Who would be the best to lead a "high level delegation" to China to sort out the canola issue?


On Tuesday morning while in Winnipeg, Prime Minister Trudeau stated that “we are looking at the possibility of sending a high level delegation to China.”

The Prime Minister is facing stiff criticism from western Canadian farmers for the lack of apparent action and response on the canola matter. This critique will only heighten with the addition of Viterra to a list of two companies unable to export canola to China due to alleged hazardous pests. Western Canadian farmers have repeatedly asked why Canada is yet to have the Chinese ambassador position filled or why a delegation has not been sent yet.

A RealAg Radio listener on Monday suggested that Canada should appoint a former Conservative MP to lead a special envoy to China to mitigate the partisan rhetoric on the China issue.

This reminds me of the NAFTA negotiations when former Conservative Prime Minister Brian Mulroney assisted the Trudeau government based on connections to President Trump and Commerce Secretary Wilbur Ross. In addition, the former interim conservative leader Rona Ambrose and former conservative MP James Moore, served on the NAFTA advisory council.

I really think this is a tremendous suggestion to bring a non-partisan presence into the fold to allow people to focus on solving the issue and less on the domestic politics in an election year.

We would love to get your opinion on this. If you could choose a former conservative official to lead to the delegation in China, who would you pick?

Send us your suggetsion in the comment box below, by sending an email to [email protected], on twitter @realagriculture or leave a message on the RealAg listener line by calling 855.776.6147.  

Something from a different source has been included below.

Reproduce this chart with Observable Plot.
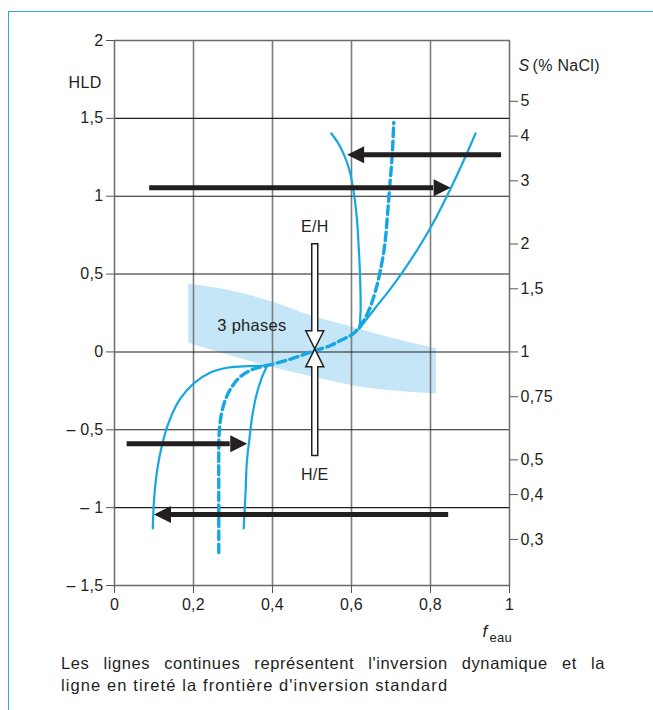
<!DOCTYPE html>
<html>
<head>
<meta charset="utf-8">
<script src="https://cdn.jsdelivr.net/npm/d3@7"></script>
<script src="https://cdn.jsdelivr.net/npm/@observablehq/plot@0.6"></script>
<style>
  body { margin: 0; background: #fff; font-family: "Liberation Sans", Arial, sans-serif; color: #231f20; }
  #wrap { position: relative; width: 653px; height: 710px; overflow: hidden; }
  #border { position: absolute; left: 8px; top: 11px; width: 720px; height: 760px;
            border-left: 1.6px solid #2eaae1; border-top: 1.6px solid #2eaae1; }
  #chart { position: absolute; left: 0; top: 0; }
  #chart svg { display: block; }
  #caption { position: absolute; left: 61px; top: 652px; width: 544px; font-size: 16.5px; line-height: 22px;
             letter-spacing: 1.1px; color: #231f20; }
  #caption .l1 { text-align: justify; text-align-last: justify; letter-spacing: 0.6px; }
</style>
</head>
<body>
<div id="wrap">
  <div id="border"></div>
  <div id="chart"></div>
  <div id="caption">
    <div class="l1">Les lignes continues représentent l'inversion dynamique et la</div>
    <div>ligne en tireté la frontière d'inversion standard</div>
  </div>
</div>
<script>
// ---------- data ----------
const hldTicks = [2, 1.5, 1, 0.5, 0, -0.5, -1, -1.5];
const hldLabels = ["2", "1,5", "1", "0,5", "0", "– 0,5", "– 1", "– 1,5"];
const fTicks = [0, 0.2, 0.4, 0.6, 0.8, 1];
const fLabels = ["0", "0,2", "0,4", "0,6", "0,8", "1"];
const sTicks = [5, 4, 3, 2, 1.5, 1, 0.75, 0.5, 0.4, 0.3];
const sLabels = ["5", "4", "3", "2", "1,5", "1", "0,75", "0,5", "0,4", "0,3"];

// dynamic inversion (solid) curves: [f_eau, HLD]
const dynUpperLeft = [[0.620, 0.150], [0.623, 0.266], [0.622, 0.459], [0.618, 0.683], [0.613, 0.876], [0.605, 1.036],
  [0.595, 1.165], [0.582, 1.261], [0.567, 1.338], [0.549, 1.403]];
const dynUpperRight = [[0.620, 0.150], [0.661, 0.285], [0.699, 0.407], [0.737, 0.542], [0.775, 0.690], [0.813, 0.857],
  [0.851, 1.049], [0.884, 1.229], [0.914, 1.403]];
const dynLowerLeft = [[0.387, -0.087], [0.339, -0.091], [0.289, -0.100], [0.243, -0.132], [0.203, -0.197], [0.167, -0.299],
  [0.139, -0.441], [0.120, -0.601], [0.108, -0.761], [0.100, -0.954], [0.097, -1.134]];
const dynLowerRight = [[0.387, -0.087], [0.372, -0.171], [0.359, -0.280], [0.349, -0.408], [0.342, -0.550], [0.335, -0.710],
  [0.332, -0.890], [0.327, -1.134]];
// standard inversion frontier (dashed)
const stdFrontier = [[0.264, -1.288], [0.264, -0.954], [0.264, -0.633], [0.265, -0.518], [0.270, -0.408], [0.280, -0.312],
  [0.296, -0.229], [0.319, -0.158], [0.349, -0.113], [0.387, -0.087], [0.446, -0.046], [0.504, 0.006], [0.547, 0.041],
  [0.572, 0.073], [0.605, 0.118], [0.628, 0.189], [0.646, 0.279], [0.661, 0.394], [0.673, 0.523], [0.684, 0.683],
  [0.691, 0.876], [0.697, 1.069], [0.703, 1.261], [0.707, 1.473]];

// three-phase band
const bandX = [0.188, 0.3, 0.4, 0.5, 0.6, 0.7, 0.815];
const bandTop = [0.437, 0.39, 0.32, 0.23, 0.16, 0.09, 0.02];
const bandBottom = [0.056, -0.03, -0.10, -0.16, -0.215, -0.25, -0.27];

// hysteresis arrows
const arrowY = [1.267, 1.054, -0.59, -1.044];
const arrowFrom = [0.98, 0.089, 0.032, 0.846];
const arrowTo = [0.589, 0.851, 0.336, 0.10];

// E/H – H/E double arrow
const switchX = 0.507, switchY = 0.02, switchTop = 0.695, switchBottom = -0.665;

// labels
const annotations = [
  {x: 0.348, y: 0.17, text: "3 phases", size: 16.5},
  {x: 0.507, y: 0.806, text: "E/H", size: 16},
  {x: 0.507, y: -0.79, text: "H/E", size: 16}
];

// ---------- layout ----------
const W = 653, H = 652, mL = 114, mR = 144, mT = 40, mB = 67;
const xDomain = [0, 1], yDomain = [-1.5, 2];
const pxX = (W - mL - mR) / (xDomain[1] - xDomain[0]);
const pxY = (H - mT - mB) / (yDomain[1] - yDomain[0]);
const BLUE = "#16a6e2", INK = "#231f20";

const HEAD_L = 17, HEAD_W = 8.5;
const headRight = {draw(c) { c.moveTo(0, 0); c.lineTo(-HEAD_L, -HEAD_W); c.lineTo(-HEAD_L, HEAD_W); c.closePath(); }};
const headLeft = {draw(c) { c.moveTo(0, 0); c.lineTo(HEAD_L, -HEAD_W); c.lineTo(HEAD_L, HEAD_W); c.closePath(); }};

const topPx = (switchTop - switchY) * pxY, botPx = (switchY - switchBottom) * pxY;
const bh = 3, hh = 9, hl = 18;
const doubleArrow = {draw(c) {
  c.moveTo(-bh, -topPx); c.lineTo(bh, -topPx); c.lineTo(bh, -hl); c.lineTo(hh, -hl); c.lineTo(0, 0);
  c.lineTo(-hh, -hl); c.lineTo(-bh, -hl); c.closePath();
  c.moveTo(-bh, botPx); c.lineTo(-bh, hl); c.lineTo(-hh, hl); c.lineTo(0, 0);
  c.lineTo(hh, hl); c.lineTo(bh, hl); c.lineTo(bh, botPx); c.closePath();
}};

const idx = arrowY.map((_, i) => i);
const dir = i => Math.sign(arrowTo[i] - arrowFrom[i]);
const sLabelOf = new Map(sTicks.map((s, i) => [Math.log(s), sLabels[i]]));

const solidStyle = {x: d => d[0], y: d => d[1], curve: "catmull-rom", stroke: BLUE, strokeWidth: 2.2};

const plot = Plot.plot({
  width: W, height: H,
  marginLeft: mL, marginRight: mR, marginTop: mT, marginBottom: mB,
  style: {fontFamily: "Liberation Sans, Arial, sans-serif", fontSize: "16px", color: INK, background: "transparent", letterSpacing: "0.3px"},
  x: {domain: xDomain, axis: null},
  y: {domain: yDomain, axis: null},
  marks: [
    Plot.areaY(bandX.map((_, i) => i), {x: i => bandX[i], y1: i => bandBottom[i], y2: i => bandTop[i], curve: "monotone-x", fill: "#c4e6f7"}),
    Plot.gridX({ticks: [0.2, 0.4, 0.6, 0.8], stroke: "#7d7d7d", strokeOpacity: 1, strokeWidth: 1.6}),
    Plot.gridY({ticks: [-1, -0.5, 0, 0.5, 1, 1.5], stroke: "#1e1e1e", strokeOpacity: 1, strokeWidth: 1.1}),
    Plot.frame({stroke: "#6a6a6a", strokeWidth: 1.5}),
    Plot.line(dynUpperLeft, solidStyle),
    Plot.line(dynUpperRight, solidStyle),
    Plot.line(dynLowerLeft, solidStyle),
    Plot.line(dynLowerRight, solidStyle),
    Plot.line(stdFrontier, {x: d => d[0], y: d => d[1], curve: "catmull-rom", stroke: BLUE, strokeWidth: 3.4, strokeDasharray: "8.5,4.5"}),
    Plot.ruleY(idx, {y: i => arrowY[i], x1: i => arrowFrom[i], x2: i => arrowTo[i] - dir(i) * HEAD_L / pxX, stroke: INK, strokeWidth: 5}),
    Plot.dot(idx.filter(i => dir(i) > 0), {x: i => arrowTo[i], y: i => arrowY[i], symbol: headRight, fill: INK, stroke: "none"}),
    Plot.dot(idx.filter(i => dir(i) < 0), {x: i => arrowTo[i], y: i => arrowY[i], symbol: headLeft, fill: INK, stroke: "none"}),
    Plot.dot([0], {x: () => switchX, y: () => switchY, symbol: doubleArrow, fill: "white", stroke: INK, strokeWidth: 1.5}),
    Plot.text(annotations, {x: "x", y: "y", text: "text", fontSize: "size", fill: INK}),
    Plot.axisY({anchor: "left", ticks: hldTicks, tickFormat: d => hldLabels[hldTicks.indexOf(d)], tickSize: 8, tickPadding: 3, label: null, fontSize: 16, stroke: "#555"}),
    Plot.axisY({anchor: "right", ticks: sTicks.map(Math.log), tickFormat: d => sLabelOf.get(d), tickSize: 8, tickPadding: 3, label: null, fontSize: 16, stroke: "#555"}),
    Plot.axisX({ticks: fTicks, tickFormat: d => fLabels[fTicks.indexOf(d)], tickSize: 8, tickPadding: 5, label: null, fontSize: 16, stroke: "#555"}),
    Plot.text(["HLD"], {frameAnchor: "top-left", dx: -13, dy: 36, textAnchor: "end", fontSize: 16, fill: INK}),
    Plot.text(["S"], {frameAnchor: "top-right", dx: 9, dy: 19, textAnchor: "start", fontSize: 16, fontStyle: "italic", fill: INK}),
    Plot.text(["(% NaCl)"], {frameAnchor: "top-right", dx: 23, dy: 19, textAnchor: "start", fontSize: 16, fill: INK}),
    Plot.text(["f"], {frameAnchor: "bottom-right", dx: -27, dy: 51, textAnchor: "start", fontSize: 17, fontStyle: "italic", fill: INK}),
    Plot.text(["eau"], {frameAnchor: "bottom-right", dx: -20, dy: 56, textAnchor: "start", fontSize: 13, fill: INK})
  ]
});
document.getElementById("chart").appendChild(plot);
</script>
</body>
</html>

2 thoughts on “Who would be the best to lead a “high level delegation” to China to sort out the canola issue?

  1. A non- partisan delegation to China should be considered. Although I’m not sure of Brian Mulroney’s experience in Chinese foreign affairs, he has demonstrated strong diplomatic skills and should be considered as one of the leading delegates. Despite crumbling Chinese and Canadian relations, it is unfortunate that the Liberals don’t seem to have a sense of urgency to appoint a new ambassador to China.

  2. Anyone who truly understands how the Chinese do business. However, this person will need the Liberal government to back them up and I do not see this happening. I feel that anyone capable of accomplishing anything will just end up with egg on their face on a global stage. Who would want to take a knife to a gun fight? Sorry to not answer the question directly.